* [Work to be completed]
Return every line below as is, leaving out the pictures.

* [Supplied data]
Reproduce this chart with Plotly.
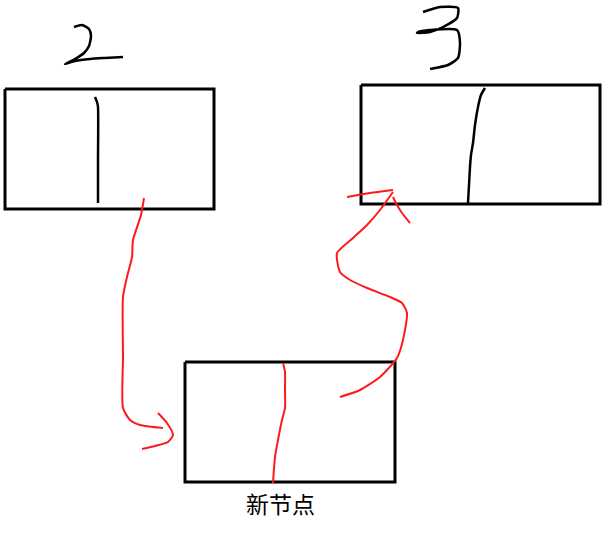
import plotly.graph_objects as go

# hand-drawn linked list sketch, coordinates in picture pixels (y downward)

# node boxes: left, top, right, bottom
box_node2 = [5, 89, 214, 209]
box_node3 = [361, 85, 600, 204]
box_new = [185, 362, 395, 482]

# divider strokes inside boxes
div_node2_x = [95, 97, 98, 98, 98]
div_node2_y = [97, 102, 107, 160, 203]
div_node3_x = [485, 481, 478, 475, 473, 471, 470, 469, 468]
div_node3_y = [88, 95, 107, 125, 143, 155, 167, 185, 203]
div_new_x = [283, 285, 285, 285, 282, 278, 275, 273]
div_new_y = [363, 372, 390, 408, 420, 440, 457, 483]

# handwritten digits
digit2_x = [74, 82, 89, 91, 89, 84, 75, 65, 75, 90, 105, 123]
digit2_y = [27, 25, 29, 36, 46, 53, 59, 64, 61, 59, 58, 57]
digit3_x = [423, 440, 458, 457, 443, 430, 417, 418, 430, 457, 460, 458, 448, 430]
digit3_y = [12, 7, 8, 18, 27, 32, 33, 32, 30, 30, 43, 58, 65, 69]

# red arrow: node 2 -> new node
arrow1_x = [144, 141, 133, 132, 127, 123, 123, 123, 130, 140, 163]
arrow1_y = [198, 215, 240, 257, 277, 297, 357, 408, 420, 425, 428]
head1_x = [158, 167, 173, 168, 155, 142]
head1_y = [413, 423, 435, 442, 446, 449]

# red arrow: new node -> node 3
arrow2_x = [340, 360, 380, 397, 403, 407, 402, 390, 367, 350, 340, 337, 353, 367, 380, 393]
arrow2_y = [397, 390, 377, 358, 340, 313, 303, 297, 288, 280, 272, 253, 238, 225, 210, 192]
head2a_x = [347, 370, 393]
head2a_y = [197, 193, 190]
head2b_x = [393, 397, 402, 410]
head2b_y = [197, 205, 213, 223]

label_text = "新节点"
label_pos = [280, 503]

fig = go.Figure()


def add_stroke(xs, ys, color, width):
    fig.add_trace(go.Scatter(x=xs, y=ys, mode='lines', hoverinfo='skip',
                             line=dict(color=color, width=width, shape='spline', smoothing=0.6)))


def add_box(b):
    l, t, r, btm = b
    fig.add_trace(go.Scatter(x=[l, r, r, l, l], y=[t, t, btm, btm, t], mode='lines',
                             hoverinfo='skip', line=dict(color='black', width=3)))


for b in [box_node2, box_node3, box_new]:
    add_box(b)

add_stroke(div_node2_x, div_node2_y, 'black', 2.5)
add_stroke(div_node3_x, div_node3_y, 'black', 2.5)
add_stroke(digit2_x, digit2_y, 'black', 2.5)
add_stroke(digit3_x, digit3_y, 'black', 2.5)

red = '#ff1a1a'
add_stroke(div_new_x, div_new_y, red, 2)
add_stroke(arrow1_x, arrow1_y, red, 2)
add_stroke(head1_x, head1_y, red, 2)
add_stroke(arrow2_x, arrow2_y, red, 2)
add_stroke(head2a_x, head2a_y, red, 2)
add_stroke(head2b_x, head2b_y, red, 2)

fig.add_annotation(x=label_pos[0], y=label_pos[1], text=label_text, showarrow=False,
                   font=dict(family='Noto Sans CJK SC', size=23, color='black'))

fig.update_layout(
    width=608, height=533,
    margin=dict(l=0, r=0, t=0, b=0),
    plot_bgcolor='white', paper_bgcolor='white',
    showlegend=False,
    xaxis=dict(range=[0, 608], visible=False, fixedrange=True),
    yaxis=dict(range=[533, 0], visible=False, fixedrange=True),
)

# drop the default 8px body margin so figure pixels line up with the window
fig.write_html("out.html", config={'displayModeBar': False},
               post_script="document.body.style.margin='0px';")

* [Worked solution]
Reproduce this chart with Plotly.
import plotly.graph_objects as go

# hand-drawn linked list sketch, coordinates in picture pixels (y downward)

# node boxes: left, top, right, bottom
box_node2 = [5, 89, 214, 209]
box_node3 = [361, 85, 600, 204]
box_new = [185, 362, 395, 482]

# divider strokes inside boxes
div_node2_x = [95, 97, 98, 98, 98]
div_node2_y = [97, 102, 107, 160, 203]
div_node3_x = [485, 481, 478, 475, 473, 471, 470, 469, 468]
div_node3_y = [88, 95, 107, 125, 143, 155, 167, 185, 203]
div_new_x = [283, 285, 285, 285, 282, 278, 275, 273]
div_new_y = [363, 372, 390, 408, 420, 440, 457, 483]

# handwritten digits
digit2_x = [74, 82, 89, 91, 89, 84, 75, 65, 75, 90, 105, 123]
digit2_y = [27, 25, 29, 36, 46, 53, 59, 64, 61, 59, 58, 57]
digit3_x = [423, 440, 458, 457, 443, 430, 417, 418, 430, 457, 460, 458, 448, 430]
digit3_y = [12, 7, 8, 18, 27, 32, 33, 32, 30, 30, 43, 58, 65, 69]

# red arrow: node 2 -> new node
arrow1_x = [144, 141, 133, 132, 127, 123, 123, 123, 130, 140, 163]
arrow1_y = [198, 215, 240, 257, 277, 297, 357, 408, 420, 425, 428]
head1_x = [158, 167, 173, 168, 155, 142]
head1_y = [413, 423, 435, 442, 446, 449]

# red arrow: new node -> node 3
arrow2_x = [340, 360, 380, 397, 403, 407, 402, 390, 367, 350, 340, 337, 353, 367, 380, 393]
arrow2_y = [397, 390, 377, 358, 340, 313, 303, 297, 288, 280, 272, 253, 238, 225, 210, 192]
head2a_x = [347, 370, 393]
head2a_y = [197, 193, 190]
head2b_x = [393, 397, 402, 410]
head2b_y = [197, 205, 213, 223]

label_text = "新节点"
label_pos = [280, 503]

fig = go.Figure()


def add_stroke(xs, ys, color, width):
    fig.add_trace(go.Scatter(x=xs, y=ys, mode='lines', hoverinfo='skip',
                             line=dict(color=color, width=width, shape='spline', smoothing=0.6)))


def add_box(b):
    l, t, r, btm = b
    fig.add_trace(go.Scatter(x=[l, r, r, l, l], y=[t, t, btm, btm, t], mode='lines',
                             hoverinfo='skip', line=dict(color='black', width=3)))


for b in [box_node2, box_node3, box_new]:
    add_box(b)

add_stroke(div_node2_x, div_node2_y, 'black', 2.5)
add_stroke(div_node3_x, div_node3_y, 'black', 2.5)
add_stroke(digit2_x, digit2_y, 'black', 2.5)
add_stroke(digit3_x, digit3_y, 'black', 2.5)

red = '#ff1a1a'
add_stroke(div_new_x, div_new_y, red, 2)
add_stroke(arrow1_x, arrow1_y, red, 2)
add_stroke(head1_x, head1_y, red, 2)
add_stroke(arrow2_x, arrow2_y, red, 2)
add_stroke(head2a_x, head2a_y, red, 2)
add_stroke(head2b_x, head2b_y, red, 2)

fig.add_annotation(x=label_pos[0], y=label_pos[1], text=label_text, showarrow=False,
                   font=dict(family='Noto Sans CJK SC', size=23, color='black'))

fig.update_layout(
    width=608, height=533,
    margin=dict(l=0, r=0, t=0, b=0),
    plot_bgcolor='white', paper_bgcolor='white',
    showlegend=False,
    xaxis=dict(range=[0, 608], visible=False, fixedrange=True),
    yaxis=dict(range=[533, 0], visible=False, fixedrange=True),
)

# drop the default 8px body margin so figure pixels line up with the window
fig.write_html("out.html", config={'displayModeBar': False},
               post_script="document.body.style.margin='0px';")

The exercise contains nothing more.